Podcast Summary: The Law Firm Marketing Minute
Episode: How Law Firms Accidentally Put Themselves Behind
Date: December 12, 2025
Host: Sophia (Spotlight Marketing + Branding)
Guest: [Unnamed, collaborative participant]
Episode Overview
This episode focuses on a common but costly cycle that law firms fall into: treating marketing as a reactionary tool instead of sustaining ongoing effort. The hosts dissect how law firms often cut their marketing when busy, only to panic and restart efforts when their caseload dries up—leading to “peaks and valleys” in their business. The discussion is lively, candid, and peppered with real-world observations.
Key Discussion Points & Insights
1. Reactive vs. Proactive Marketing (00:00–00:57)
- Main Insight: Many law firms approach marketing as a reactive measure.
- When lawyers get “too busy” due to successful marketing, the marketing budget is often the first thing they cut.
- Participants agree that this leads to dangerous cycles.
- Sophia: "I've seen so many of our clients and other lawyers kind of treat marketing as a reactive thing rather than a proactive or an ongoing thing. Right? Like, so many lawyers will get really busy because maybe their marketing worked, but then they'll get overwhelmed." (00:03)
- Guest: "I have so much more work." (00:23)
- Sophia: "And so when they do that, what's the first thing that gets cut? Marketing budget. And let's scale back our marketing. We got too much we can handle. I don't want to keep referring out cases. I've heard it all." (00:24)
- Consequence: Cutting marketing results in a feast-or-famine cycle—when the caseload dries up, panic sets in, and marketing is quickly ramped up again.
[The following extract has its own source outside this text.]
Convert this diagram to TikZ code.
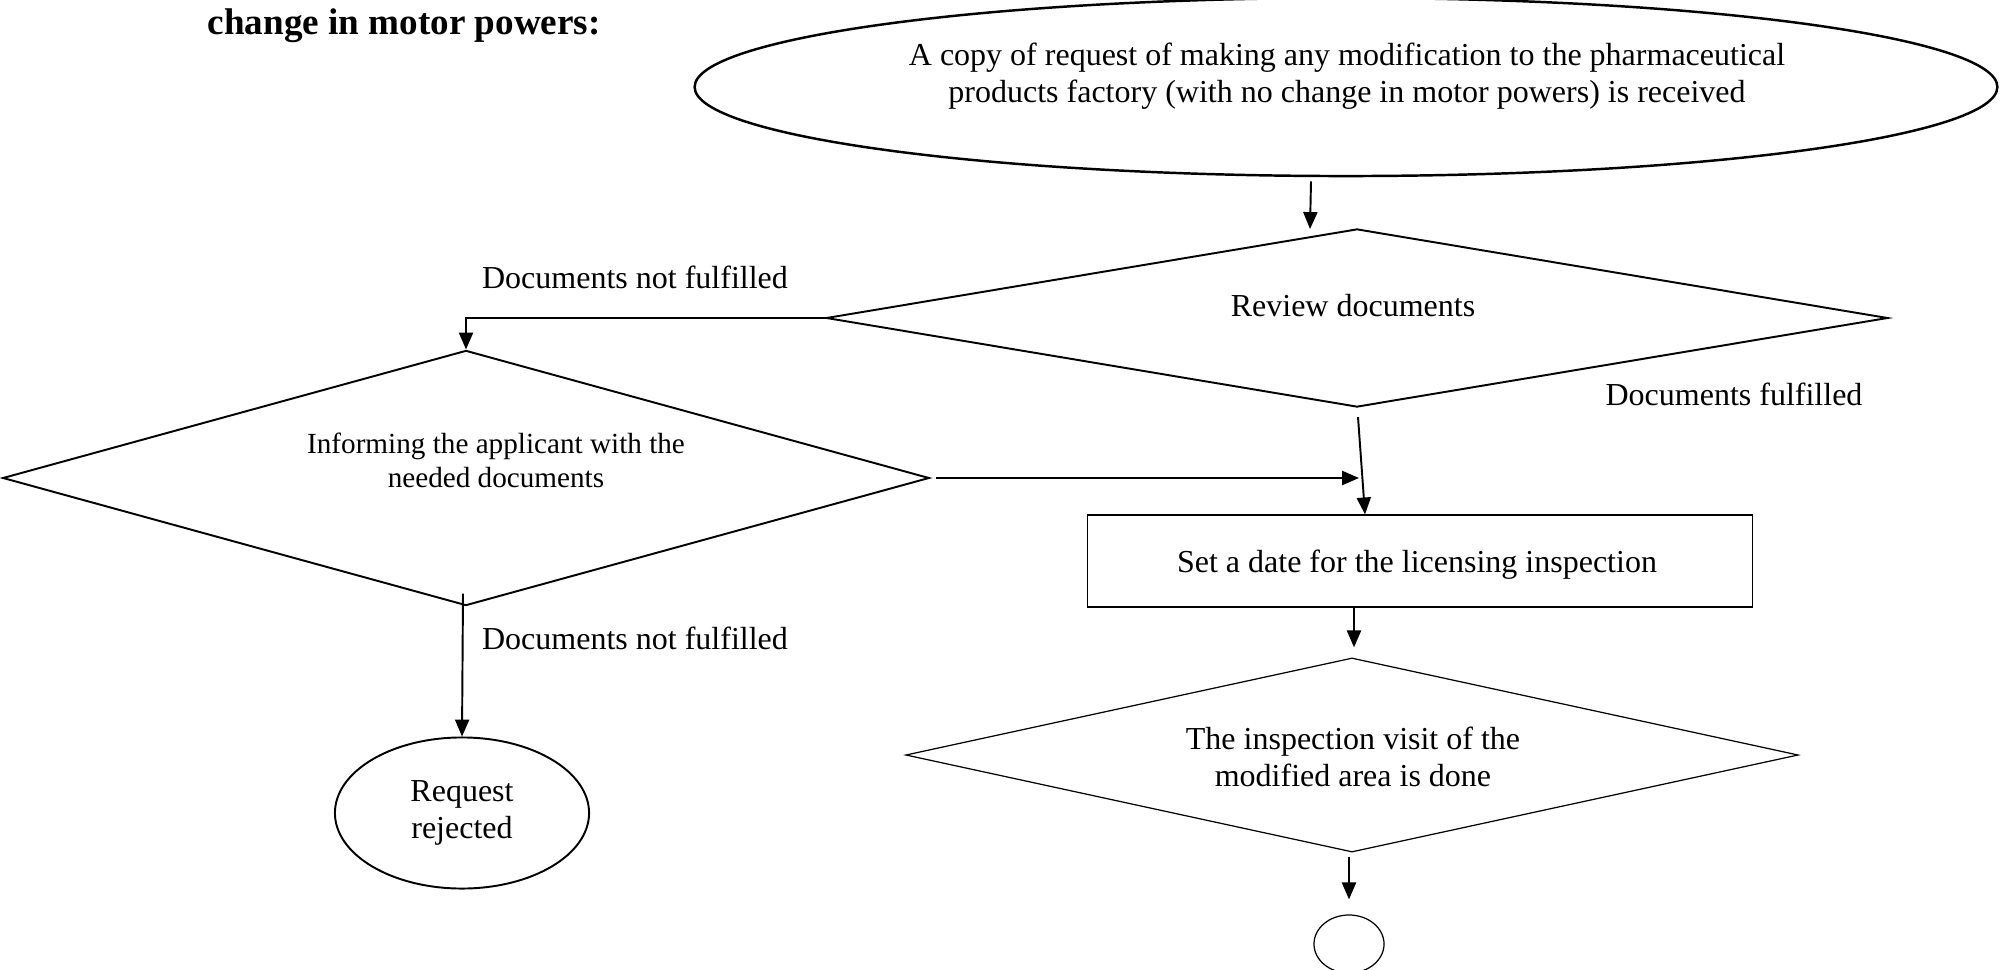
\documentclass[tikz,border=0pt]{standalone}
\usepackage{fontspec}
\setmainfont{Liberation Serif}
\usetikzlibrary{shapes.geometric,arrows.meta,calc}
\begin{document}
\begin{tikzpicture}[x=0.01cm,y=-0.01cm,
  txt/.style={font=\fontsize{9.1pt}{10.4pt}\selectfont, align=center, inner sep=0pt},
  txtsmall/.style={font=\fontsize{8.3pt}{9.7pt}\selectfont, align=center, inner sep=0pt},
  thick line/.style={line width=0.55pt},
  thin line/.style={line width=0.35pt},
  conn/.style={line width=0.55pt, -{Triangle[length=4.8pt,width=4pt]}},
  decision/.style={diamond, draw, inner sep=0pt},
  terminal/.style={ellipse, draw, inner sep=0pt}]
\useasboundingbox (0,0) rectangle (2000,970);

% title
\node[font=\fontsize{10.56pt}{12pt}\selectfont\bfseries, anchor=base west, inner sep=0pt] (title) at (207,35) {change in motor powers:};

% start ellipse
\node[terminal, line width=0.7pt, minimum width=130.2mm, minimum height=17.8mm] (req) at (1346,87) {};
\node[txt] (reqt) at (1347,76) {A copy of request of making any modification to the pharmaceutical\\products factory (with no change in motor powers) is received};

% review diamond
\node[decision, thick line, minimum width=106.1mm, minimum height=17.8mm] (rev) at (1357,318) {};
\node[txt] (revt) at (1353,306) {Review documents};

% informing diamond
\node[decision, thick line, minimum width=92.6mm, minimum height=25.5mm] (inf) at (466,478) {};
\node[txtsmall] (inft) at (496,460) {Informing the applicant with the\\needed documents};

% date rectangle
\node[draw, thin line, minimum width=66.5mm, minimum height=9.2mm] (date) at (1420,561) {};
\node[txt] (datet) at (1417,565) {Set a date for the licensing inspection};

% inspection diamond
\node[decision, thin line, minimum width=89.2mm, minimum height=19.4mm] (ins) at (1352,755) {};
\node[txt] (inst) at (1353,757) {The inspection visit of the\\modified area is done};

% end circle
\node[terminal, thin line, minimum width=7mm, minimum height=5.8mm] (endc) at (1349,944) {};

% rejected
\node[terminal, thick line, txt, minimum width=25.4mm, minimum height=15.1mm] (rej) at (462,813) {Request\\rejected};

% labels
\node[txt] (lab1) at (635,277) {Documents not fulfilled};
\node[txt] (lab2) at (1734,394) {Documents fulfilled};
\node[txt] (lab3) at (635,638) {Documents not fulfilled};

% connectors
\draw[conn] ($(req.south)+(-35,4)$) -- ($(rev.north)+(-47,1)$);
\draw[conn] (rev.west) -| (inf.north);
\draw[conn] ($(inf.east)+(6,0)$) -- ($(inf.east -| rev.south)+(2,0)$);
\draw[conn] ($(rev.south)+(1,9)$) -- ($(date.north)+(-55,0)$);
\draw[conn] ($(date.south)+(-66,0)$) -- ($(ins.north)+(2,-10)$);
\draw[conn] ($(ins.south)+(-3,4)$) -- ($(endc.north)+(0,-15)$);
\draw[conn] ($(inf.south)+(-3,-13)$) -- (rej.north);
\end{tikzpicture}
\end{document}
2. The Cycle of Peaks and Valleys (00:40–00:57)
- Problem: This “start-stop” approach to marketing creates instability in client acquisition and revenue.
- Guest: Dramatizes the moment of panic: "I don't have any work coming in. My firm's gonna close its doors." (00:40)
- Sophia: Describes the cycle: "So then they'll start freaking out because they don't have a lot of work coming in. So then they'll restart the marketing again. The marketing will start working, and then it just kind of gets into this cycle of peaks and valleys, and it's all just driven by their marketing." (00:57)
3. Avoiding the Trap—Sustaining Marketing (Implied Throughout)
- Unspoken Advice: The conversation points toward the necessity of maintaining consistent marketing efforts—even when business is good—to avoid the harmful highs and lows of client volume.
Notable Quotes & Memorable Moments
- On treating marketing as an afterthought:
- “What's the first thing that gets cut? Marketing budget.” — Sophia (00:24)
- On the resulting panic:
- “I don't have any work coming in. My firm's gonna close its doors.” — Guest (00:40)
- Lighthearted Banter:
- “I didn't know that we had Seth Rogen on the podcast.” — Podcast Host (00:43)
- “Yeah, apparently.” — Sophia (00:45)
Important Segment Timestamps
- 00:00–00:24 – Introduction to the problem: marketing as a reactive tool.
- 00:24–00:40 – The first thing lawyers cut when busy: their marketing budget.
- 00:40–00:43 – The realization and fear when business dries up.
- 00:43–00:47 – Lighthearted moment: Seth Rogen joke.
- 00:47–00:57 – The destructive loop of stop-and-go marketing efforts.
Final Takeaways
- Treating marketing as a "tap to turn on and off" creates instability and stress for law firms.
- The most successful firms approach marketing as an ongoing, strategic investment—not a reactionary expense.
- Consistency in marketing pays dividends by keeping a firm’s pipeline full and steady.